▸ Dataset content:
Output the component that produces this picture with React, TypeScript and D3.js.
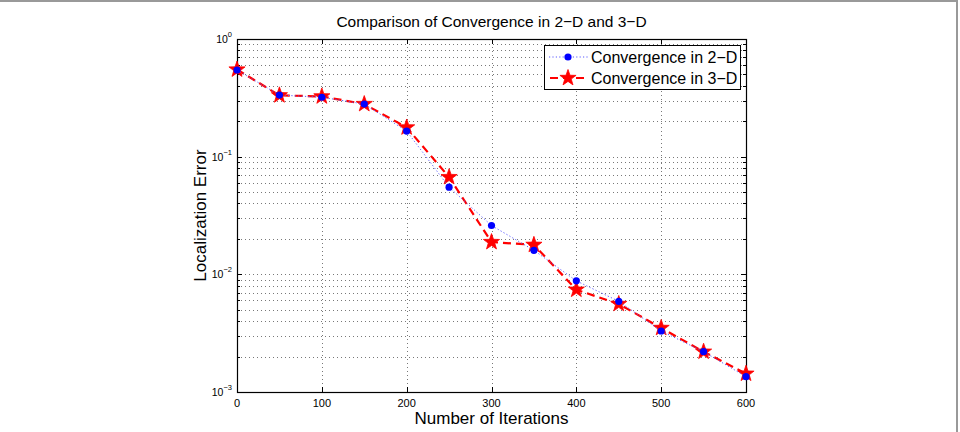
...
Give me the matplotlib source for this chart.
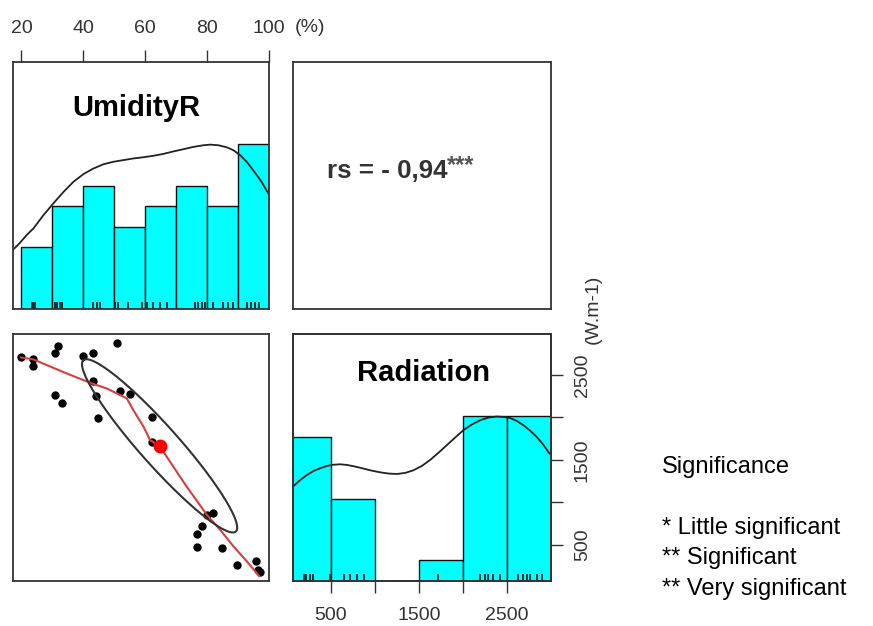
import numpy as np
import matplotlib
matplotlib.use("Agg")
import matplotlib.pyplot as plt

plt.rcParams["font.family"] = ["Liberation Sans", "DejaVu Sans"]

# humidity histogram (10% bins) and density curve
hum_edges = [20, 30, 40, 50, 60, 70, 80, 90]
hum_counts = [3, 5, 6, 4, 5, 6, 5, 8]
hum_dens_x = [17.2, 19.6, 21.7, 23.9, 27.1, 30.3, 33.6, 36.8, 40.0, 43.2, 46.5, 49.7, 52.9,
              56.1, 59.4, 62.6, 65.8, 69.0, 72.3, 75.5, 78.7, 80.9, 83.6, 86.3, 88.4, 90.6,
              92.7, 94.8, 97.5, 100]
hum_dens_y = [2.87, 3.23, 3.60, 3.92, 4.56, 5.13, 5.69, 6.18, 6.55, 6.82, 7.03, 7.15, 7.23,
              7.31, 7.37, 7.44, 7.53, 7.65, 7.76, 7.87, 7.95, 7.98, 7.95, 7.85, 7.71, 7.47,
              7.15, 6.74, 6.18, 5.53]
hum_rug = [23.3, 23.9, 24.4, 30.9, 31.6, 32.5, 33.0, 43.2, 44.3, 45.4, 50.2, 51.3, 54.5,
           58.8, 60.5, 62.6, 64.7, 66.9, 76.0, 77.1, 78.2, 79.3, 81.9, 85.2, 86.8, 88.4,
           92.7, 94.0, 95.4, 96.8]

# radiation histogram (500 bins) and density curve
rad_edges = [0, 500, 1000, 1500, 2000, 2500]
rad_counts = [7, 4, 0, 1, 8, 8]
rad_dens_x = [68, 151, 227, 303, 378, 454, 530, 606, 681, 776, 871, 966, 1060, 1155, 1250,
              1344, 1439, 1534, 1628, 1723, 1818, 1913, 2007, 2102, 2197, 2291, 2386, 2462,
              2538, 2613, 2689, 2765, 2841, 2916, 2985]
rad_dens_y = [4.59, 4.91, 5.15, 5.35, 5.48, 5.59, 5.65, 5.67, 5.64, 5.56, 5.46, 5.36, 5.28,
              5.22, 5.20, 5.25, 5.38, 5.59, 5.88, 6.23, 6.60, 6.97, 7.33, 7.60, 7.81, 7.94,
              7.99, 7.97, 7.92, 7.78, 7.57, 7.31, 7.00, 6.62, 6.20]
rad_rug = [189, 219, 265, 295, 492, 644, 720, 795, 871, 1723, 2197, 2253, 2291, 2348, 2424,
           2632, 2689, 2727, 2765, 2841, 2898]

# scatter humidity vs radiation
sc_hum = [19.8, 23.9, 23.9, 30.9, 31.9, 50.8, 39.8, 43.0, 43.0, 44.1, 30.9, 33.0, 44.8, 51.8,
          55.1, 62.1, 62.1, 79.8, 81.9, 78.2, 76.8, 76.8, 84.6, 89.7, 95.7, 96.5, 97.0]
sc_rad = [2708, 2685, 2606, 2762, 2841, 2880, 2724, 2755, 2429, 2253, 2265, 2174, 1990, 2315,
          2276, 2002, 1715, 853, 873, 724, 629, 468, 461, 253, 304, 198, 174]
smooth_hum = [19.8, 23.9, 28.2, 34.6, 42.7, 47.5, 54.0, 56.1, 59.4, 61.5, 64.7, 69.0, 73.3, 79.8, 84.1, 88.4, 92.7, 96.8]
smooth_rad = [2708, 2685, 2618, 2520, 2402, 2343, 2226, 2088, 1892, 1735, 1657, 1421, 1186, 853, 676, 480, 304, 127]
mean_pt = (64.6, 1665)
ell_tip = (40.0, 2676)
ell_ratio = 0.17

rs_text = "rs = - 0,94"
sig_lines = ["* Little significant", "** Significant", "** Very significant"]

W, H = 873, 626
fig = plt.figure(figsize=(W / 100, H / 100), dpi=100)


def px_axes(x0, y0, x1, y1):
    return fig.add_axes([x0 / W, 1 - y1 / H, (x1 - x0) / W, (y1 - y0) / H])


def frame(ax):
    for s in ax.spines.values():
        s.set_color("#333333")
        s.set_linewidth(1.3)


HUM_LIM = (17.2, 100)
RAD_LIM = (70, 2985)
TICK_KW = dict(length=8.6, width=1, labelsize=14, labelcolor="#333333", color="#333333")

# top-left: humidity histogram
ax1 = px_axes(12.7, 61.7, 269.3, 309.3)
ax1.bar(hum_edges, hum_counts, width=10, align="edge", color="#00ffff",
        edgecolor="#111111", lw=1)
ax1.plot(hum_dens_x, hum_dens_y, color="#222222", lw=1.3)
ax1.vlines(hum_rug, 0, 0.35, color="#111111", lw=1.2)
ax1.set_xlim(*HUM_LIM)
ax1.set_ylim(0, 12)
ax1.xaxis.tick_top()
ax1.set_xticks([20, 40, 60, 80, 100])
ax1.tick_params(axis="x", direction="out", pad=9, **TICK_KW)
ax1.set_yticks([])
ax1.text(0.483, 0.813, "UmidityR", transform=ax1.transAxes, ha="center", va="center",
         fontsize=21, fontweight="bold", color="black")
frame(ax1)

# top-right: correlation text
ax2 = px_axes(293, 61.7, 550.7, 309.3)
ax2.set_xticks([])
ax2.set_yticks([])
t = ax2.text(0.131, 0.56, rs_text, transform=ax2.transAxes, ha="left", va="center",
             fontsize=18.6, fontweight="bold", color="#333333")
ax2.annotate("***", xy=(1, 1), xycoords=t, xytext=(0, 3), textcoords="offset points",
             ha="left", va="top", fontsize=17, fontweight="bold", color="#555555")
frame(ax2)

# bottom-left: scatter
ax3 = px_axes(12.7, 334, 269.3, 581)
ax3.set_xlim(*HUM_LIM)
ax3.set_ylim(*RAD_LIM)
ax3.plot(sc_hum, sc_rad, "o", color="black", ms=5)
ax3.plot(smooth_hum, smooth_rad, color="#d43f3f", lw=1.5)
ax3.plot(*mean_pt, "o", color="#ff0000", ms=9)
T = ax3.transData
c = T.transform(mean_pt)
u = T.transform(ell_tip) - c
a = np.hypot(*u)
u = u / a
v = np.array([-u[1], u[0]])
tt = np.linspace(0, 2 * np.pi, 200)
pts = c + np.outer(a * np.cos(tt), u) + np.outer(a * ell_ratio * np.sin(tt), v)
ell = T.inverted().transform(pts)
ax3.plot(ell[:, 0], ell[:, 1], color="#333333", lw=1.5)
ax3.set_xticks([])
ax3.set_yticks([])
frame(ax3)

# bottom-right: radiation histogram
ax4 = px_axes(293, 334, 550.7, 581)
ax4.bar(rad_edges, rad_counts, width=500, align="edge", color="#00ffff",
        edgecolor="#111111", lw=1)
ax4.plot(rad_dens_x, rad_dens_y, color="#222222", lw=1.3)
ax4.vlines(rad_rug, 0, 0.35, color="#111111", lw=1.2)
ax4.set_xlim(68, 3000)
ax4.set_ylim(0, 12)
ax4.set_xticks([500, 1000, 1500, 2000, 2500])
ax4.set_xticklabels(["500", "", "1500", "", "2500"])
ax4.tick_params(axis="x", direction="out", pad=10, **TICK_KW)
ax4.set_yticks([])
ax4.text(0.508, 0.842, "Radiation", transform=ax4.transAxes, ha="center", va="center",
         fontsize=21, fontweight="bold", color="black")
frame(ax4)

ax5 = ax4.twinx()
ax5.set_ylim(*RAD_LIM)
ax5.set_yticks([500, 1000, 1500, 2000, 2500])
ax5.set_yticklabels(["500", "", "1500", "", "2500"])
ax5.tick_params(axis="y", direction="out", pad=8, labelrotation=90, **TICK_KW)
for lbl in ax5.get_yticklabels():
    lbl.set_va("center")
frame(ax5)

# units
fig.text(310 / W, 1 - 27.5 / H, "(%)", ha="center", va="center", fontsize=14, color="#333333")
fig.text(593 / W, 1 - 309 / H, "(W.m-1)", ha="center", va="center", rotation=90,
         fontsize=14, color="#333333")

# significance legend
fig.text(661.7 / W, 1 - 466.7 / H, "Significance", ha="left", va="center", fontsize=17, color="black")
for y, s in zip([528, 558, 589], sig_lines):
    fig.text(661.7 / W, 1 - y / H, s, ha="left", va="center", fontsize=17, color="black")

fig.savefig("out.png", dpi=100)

▸ Short problem:
Extract from the material all lines containing the string "this".

▸ Output below:
Output the component that produces this picture with React, TypeScript and D3.js.
Give me the matplotlib source for this chart.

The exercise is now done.